We have almost everything prepared. The last part is to define a flink application and setup both parameters for the application and the execution environment. As mentioned before, we will use aws_kinesisanalyticsv2_application resource.

// kinesis.tf
resource "aws_kinesisanalyticsv2_application" "fraud_detector" {
  name                   = "fraud-detector-application"
  runtime_environment    = "FLINK-1_15"
  service_execution_role = aws_iam_role.fraud_detector_job_role.arn

  application_configuration {
    application_code_configuration { // application source code
      code_content {
        s3_content_location {
          bucket_arn = aws_s3_bucket.kda_scripts_bucket.arn
          file_key   = aws_s3_object.kda_fraud_detector_app.key
        }
      }

      code_content_type = "ZIPFILE"
    }

    environment_properties { // application configuration
      property_group {
        property_group_id = "FraudDetectorConfiguration" // group and params name need to match 
        property_map = {                                 // properties defined in JobProperties
          transactionsStreamName     = aws_kinesis_stream.transactions.name
          lockedCardsStreamName      = aws_kinesis_stream.locked_cards.name
          alertsStreamName           = aws_kinesis_stream.alerts.name
          region                     = "eu-west-1"
          excessiveTransactionWindow = "30"
          excessiveTransactionCount  = "10"
          scamDetectorSmallAmount    = "1"
          scamDetectorLargeAmount    = "950"
          scamDetectorTime           = "30"
        }
      }
    }

    flink_application_configuration { // runtime configuration, for more details please refer to documentation
      checkpoint_configuration {
        configuration_type = "DEFAULT"
      }

      monitoring_configuration {
        configuration_type = "CUSTOM"
        log_level          = "INFO"
        metrics_level      = "TASK"
      }

      parallelism_configuration { // basic setup with minimum resources, needs to be tuned for production deployment
        auto_scaling_enabled = false
        configuration_type   = "CUSTOM"
        parallelism          = 1
        parallelism_per_kpu  = 1
      }
    }
  }
}

And that is all for the infrastructure configuration.

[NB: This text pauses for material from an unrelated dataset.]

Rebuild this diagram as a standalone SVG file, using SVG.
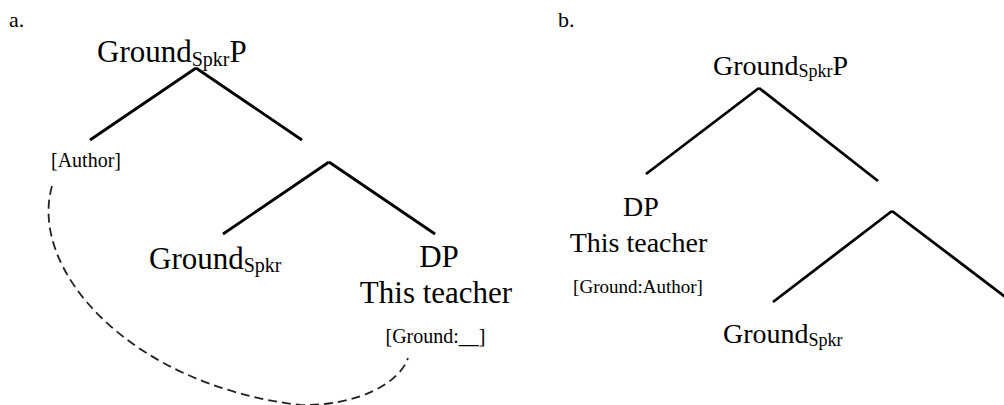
<svg xmlns="http://www.w3.org/2000/svg" width="1004" height="405" viewBox="0 0 1004 405">
<style>
text { font-family: "Liberation Serif", "Times New Roman", serif; fill: #000; }
.la { font-size: 31px; }
.sa { font-size: 20px; }
.lb { font-size: 28px; }
.sb { font-size: 18px; }
.fb { font-size: 19px; }
.panel { font-size: 22px; }
.edge { stroke: #000; stroke-width: 2.8; fill: none; stroke-linecap: butt; }
.dash { stroke: #222; stroke-width: 1.8; fill: none; stroke-dasharray: 9 5; }
</style>
<rect width="1004" height="405" fill="#fff"/>
<g id="labels">
  <text class="panel" x="9" y="27">a.</text>
  <text class="panel" x="558" y="27">b.</text>
</g>
<g id="connectors">
  <line class="edge" x1="196" y1="68" x2="90" y2="140"/>
  <line class="edge" x1="196" y1="68" x2="302" y2="140"/>
  <line class="edge" x1="329" y1="162" x2="223" y2="234"/>
  <line class="edge" x1="329" y1="162" x2="435" y2="234"/>
  <path class="dash" d="M52,186 C28,270 130,385 300,405 C360,406 400,382 408,358"/>
  <line class="edge" x1="759" y1="88" x2="646" y2="174"/>
  <line class="edge" x1="759" y1="88" x2="878" y2="181"/>
  <line class="edge" x1="892" y1="211" x2="773" y2="302"/>
  <line class="edge" x1="892" y1="211" x2="1012" y2="302"/>
</g>
<g id="a-root">
  <text class="la" x="97" y="62">Ground<tspan class="sa" dy="4">Spkr</tspan><tspan dy="-4">P</tspan></text>
</g>
<g id="a-author">
  <text class="sa" x="86" y="167" text-anchor="middle">[Author]</text>
</g>
<g id="a-ground">
  <text class="la" x="149" y="269">Ground<tspan class="sa" dy="3">Spkr</tspan></text>
</g>
<g id="a-dp">
  <text class="la" x="439" y="267" text-anchor="middle">DP</text>
  <text class="la" x="436" y="303" text-anchor="middle">This teacher</text>
  <text class="sa" x="435.5" y="343" text-anchor="middle">[Ground:__]</text>
</g>
<g id="b-root">
  <text class="lb" x="713" y="75">Ground<tspan class="sb" dy="2">Spkr</tspan><tspan dy="-2">P</tspan></text>
</g>
<g id="b-dp">
  <text class="lb" x="641" y="216" text-anchor="middle">DP</text>
  <text class="lb" x="638.5" y="252" text-anchor="middle">This teacher</text>
  <text class="fb" x="638" y="293" text-anchor="middle">[Ground:Author]</text>
</g>
<g id="b-ground">
  <text class="lb" x="723" y="343">Ground<tspan class="sb" dy="3">Spkr</tspan></text>
</g>
</svg>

We can deploy it now and move to the next chapter, which is end to end testing our solution.

Testing

After provisioning the infrastructure, you can go to AWS Console -> Kinesis -> Data Stream. There should be 3 streams created:

image

Streams are empty for now (can be verified using Data Viewer with selecting a shard and Starting position)

image

And also our application should be deployed and in Ready state. Ready state means it was deployed succesfully, but it cannot handle data streams. To start processing data we need to start it by clicking 'Run' button. After clicking the 'Run' button it will ask about 'Checkpoint' - this is to support failover recovery and handle missing data if we processed any data from the stream. It will take a while to make it operational.

image

Once is ready, we can open 'Flink Dashboard' to see data streams visualisation.

image

Currently no data is comming to stream so received bytes shows 0. After starting the simulator, numbers should increase and some alerts should be generated. Depends on your random data, different types of alert could have been generated. But there should be some (visible as number in sink operator)

image

We can verify some random values if are valid, for instance for SCAM detection:

image

and

image

There is a small transaction (0) followed by a large one (992). The same verification we can do for LOCKED CARDS.

image

and

image

Summary

That is all regarding Kinesis Data Analytics. I hope you understand the basic concept of real time data analysis and find the Apache Flink powerful framework for such tasks.

Please remember to delete all the resources you created to avoid additional costs as the services we were using are not available under free tier.

All the code is available on github.